Using computation theory to model the process is tricky due to the complexity of system that produces proteins. But as described above it is easy to see that the time complexity is exponential. Generalized we have a search space 20^n that is dealt with via the ribosome 1 process at a time under type resource allocation given the availability of necessary amino acids (not to mention the search for and transport of them to the ribosome). Using the bacteria population as an example once more under the assumption of this exponential time complexity it would take roughly 8 billion years would have to transpire to guarantee the population generates a single function protein. That amount of time slightly less than twice the age of the earth and approximately twice the age of life on earth.

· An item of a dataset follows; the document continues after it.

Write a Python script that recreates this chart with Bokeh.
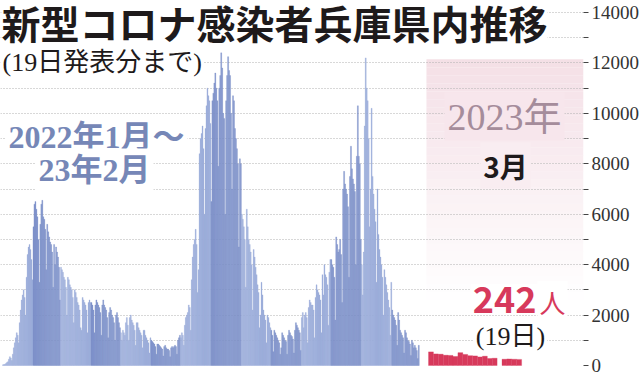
import numpy as np
import pandas as pd
from bokeh.plotting import figure
from bokeh.models import Range1d, FixedTicker, Label, ColumnDataSource
from bokeh.embed import file_html
from bokeh.resources import INLINE

# Daily new cases, Hyogo
jan22 = [30, 40, 50, 80, 120, 150, 250, 350, 300, 200, 450, 700, 900, 1100, 1300, 1200, 900,
         1700, 2200, 2600, 2800, 3000, 2700, 2000, 3500, 4400, 4700, 4800, 4600, 4200, 3400]
feb22 = [5500, 6400, 6500, 6200, 5900, 5000, 3300, 5600, 6400, 6550, 5900, 5800, 5400, 3800,
         5600, 5300, 5100, 4900, 4800, 4500, 3100, 4800, 4000, 4700, 4500, 4300, 3900, 2600]
mar22 = [3900, 3800, 3700, 3500, 3400, 3100, 2000, 3500, 3400, 3200, 3100, 3000, 2700, 1700,
         3000, 2900, 2700, 2500, 2400, 2200, 1500, 1400, 2700, 2600, 2500, 2400, 2200, 1300,
         2500, 2600, 2500]
apr22 = [2500, 2400, 2200, 1300, 2400, 2600, 2500, 2400, 2300, 2100, 1200, 2400, 2600, 2400,
         2300, 2200, 1900, 1100, 2100, 2300, 2200, 2000, 1900, 1700, 1000, 2000, 2100, 1900,
         1700, 1500]
may22 = [1300, 1000, 1400, 1300, 1200, 1700, 1900, 1600, 1000, 1900, 2000, 1800, 1700, 1600,
         1400, 800, 1700, 1700, 1500, 1400, 1300, 1200, 700, 1400, 1400, 1200, 1100, 1000, 900,
         500, 1100]
jun22 = [1000, 950, 900, 850, 750, 450, 850, 850, 800, 750, 700, 650, 380, 750, 800, 700, 650,
         650, 600, 350, 700, 750, 700, 750, 800, 750, 450, 1000, 1100, 1200]
jul22 = [1100, 1300, 1200, 800, 1600, 1900, 2000, 2100, 2400, 2300, 1400, 3400, 4300, 4800,
         5000, 5400, 4800, 2900, 3800, 8400, 9000, 9200, 9500, 8600, 6000, 9400, 10300, 11000,
         10700, 10500, 9600]
aug22 = [6500, 10500, 10800, 11200, 11600, 11000, 10500, 7900, 11000, 11500, 12400, 11800,
         10000, 9800, 6000, 10500, 11500, 12250, 11700, 11500, 10000, 7000, 10700, 10500, 9400,
         9000, 8600, 8000, 4700, 8200, 8000]
sep22 = [6000, 5800, 5500, 5000, 3100, 6200, 5500, 5000, 4800, 4500, 4000, 2200, 4600, 4300,
         3900, 3600, 3200, 2900, 1500, 2000, 3300, 2800, 2200, 2000, 1800, 900, 2000, 1900, 1700,
         1500]
oct22 = [1400, 1200, 550, 1400, 1300, 1200, 1100, 1000, 900, 450, 700, 1300, 1200, 1100, 1000,
         950, 450, 1200, 1400, 1300, 1200, 1150, 1050, 500, 1400, 1700, 1600, 1500, 1400, 1300,
         600]
nov22 = [1900, 2100, 1500, 2000, 2100, 1900, 900, 2300, 2600, 2500, 2400, 2400, 2200, 1100,
         2700, 3200, 3000, 2900, 2800, 2600, 1300, 3600, 2800, 4000, 3600, 3500, 3200, 1600,
         3700, 4200]
dec22 = [4200, 4000, 3900, 3500, 1800, 5100, 4800, 4500, 4600, 5000, 4400, 2500, 7000, 7700,
         7200, 7000, 6800, 6300, 3500, 7500, 8700, 7800, 7400, 7200, 6900, 4000, 8300, 10300,
         8300, 8000, 5000]
jan23 = [4000, 2800, 4500, 9500, 12200, 11000, 10500, 9000, 5500, 7000, 10200, 7500, 6800, 6200,
         5700, 3300, 7000, 5200, 4600, 4300, 4000, 3500, 2000, 3800, 3500, 3200, 2900, 2600, 2300,
         1200, 3300]
feb23 = [2200, 2000, 1900, 1800, 1600, 800, 2100, 1800, 1400, 1300, 1200, 1100, 500, 1400, 1300,
         1100, 1000, 950, 850, 400, 1000, 900, 700, 800, 700, 600, 280, 800]
# March 2023 (1st - 19th); NaN = no bar shown
mar23 = [540, 460, 450, 410, 400, 360, 510, 440, 390, 380, 340, 370, 280, 290, float("nan"),
         250, 260, 250, 242]

y_ticks = [0, 2000, 4000, 6000, 8000, 10000, 12000, 14000]
y_minor = [1000, 3000, 5000, 7000, 9000, 11000, 13000]
grid_ticks = [1000, 2000, 3000, 4000, 5000, 6000, 7000, 8000, 9000, 10000, 11000, 12000, 13000, 14000]

LIGHT = "#9badd9"
DARK = "#7c90c9"
RED = "#d7395b"
PINK = "#f4dfe6"

blue = jan22 + feb22 + mar22 + apr22 + may22 + jun22 + jul22 + aug22 + sep22 + oct22 + nov22 + dec22 + jan23 + feb23
dates = pd.date_range("2022-01-01", periods=len(blue), freq="D")
month_idx = (dates.year - 2022) * 12 + dates.month - 1
colors = [LIGHT if m % 2 == 0 else DARK for m in month_idx]
src = ColumnDataSource(dict(x=np.arange(len(blue)) + 0.5, top=blue, color=colors))

mar_days = np.arange(1, len(mar23) + 1)
msrc = ColumnDataSource(dict(x=mar_days - 0.5, top=mar23))

p = figure(frame_width=583, frame_height=376, min_border=0,
           x_range=Range1d(-2.035, 591.05), y_range=Range1d(-436, 14476),
           x_axis_location=None, y_axis_location="right",
           output_backend="svg", toolbar_location=None)
p.extra_x_ranges = {"mar": Range1d(-87.35, 31.63)}
p.outline_line_color = None
p.background_fill_color = "white"
p.border_fill_color = "white"
p.xgrid.visible = False
p.ygrid.ticker = FixedTicker(ticks=grid_ticks)
p.ygrid.grid_line_color = "#b0b0b0"
p.ygrid.grid_line_dash = "1 2"
p.ygrid.grid_line_width = 1

# pink March panel (vertical fade)
n = 30
top_v, bot_v = 12150, 2600
step = (top_v - bot_v) / n
for k in range(n):
    t0 = top_v - k * step
    r = p.quad(left=431.3, right=591.05, top=t0, bottom=t0 - step,
               fill_color=PINK, fill_alpha=max(0.0, 1 - (k + 0.5) / n), line_color=None)
    r.level = "image"

p.vbar(x="x", top="top", width=1.0, bottom=0, source=src, fill_color="color",
       line_color="color", line_width=0.3)
p.vbar(x="x", top="top", width=1.0, bottom=0, source=msrc, fill_color=RED,
       line_color=RED, line_width=0.3, x_range_name="mar")

ax = p.yaxis[0]
ax.ticker = FixedTicker(ticks=y_ticks, minor_ticks=y_minor)
ax.axis_line_color = None
ax.major_tick_line_color = "#444444"
ax.minor_tick_line_color = "#444444"
ax.major_tick_out = 5
ax.major_tick_in = 0
ax.minor_tick_out = 5
ax.minor_tick_in = 0
ax.major_label_standoff = 3
ax.major_label_text_font = "Liberation Sans Narrow"
ax.major_label_text_font_size = "19px"
ax.major_label_text_color = "#333333"

H = 376
SERIF = "Liberation Serif, Noto Sans CJK JP"
SANS = "Noto Sans CJK JP"


def lab(text, x, yc, size, color, font=SANS, style="normal", align="center", bg="white", pad=3):
    p.add_layout(Label(x=x, y=H - yc, x_units="screen", y_units="screen", text=text,
                       text_font=font, text_font_size=size, text_font_style=style,
                       text_color=color, text_align=align, text_baseline="middle",
                       background_fill_color=bg, padding=pad))


lab("新型コロナ感染者兵庫県内推移", 1, 25, "39px", "#1e1a1b",
    font="Liberation Sans, Noto Sans CJK JP", style="bold", align="left", pad=0)
lab("(19日発表分まで)", 0, 62, "26px", "#1e1a1b", font=SERIF, align="left", pad=2)
lab("2022年1月～", 96, 136, "32px", "#7687b7", font=SERIF, style="bold", pad=3)
lab("23年2月", 94, 169, "32px", "#7687b7", font=SERIF, style="bold", pad=3)
lab("2023年", 504, 116, "38px", "#a58c9b", font=SERIF, bg="#f7e6ec", pad=3)
lab("3月", 505, 165, "28px", "#1e1a1b", style="bold", bg="#f9edf1", pad=3)
lab("242", 538, 299, "36px", RED, style="bold", align="right", pad=2)
lab("人", 537, 301, "26px", RED, align="left", pad=2)
lab("(19日)", 510, 336, "26px", "#1e1a1b", font=SERIF, pad=2)

open("out.html", "w").write(file_html(p, INLINE))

If we attribute the generation of new traits via random mutation we quickly run into problems and in my opinion, they cannot be ignored. We are either forced to accept that a massive number of improbable events have and continue to occur or that new traits are not consequence of random mutation. I find the latter of these two to me more palatable and as such I conclude that their must be something nonrandom driving these mutations towards the generation of functional proteins. As such I also find that sexual selection bias in the population and natural selection to be less fundamental than the ‘law’ that encourages the generation of useful traits. I believe natural selection can explain variations in local populations but I do not find that it paired with random mutation explains the bigger picture, that is the origin and variability of species.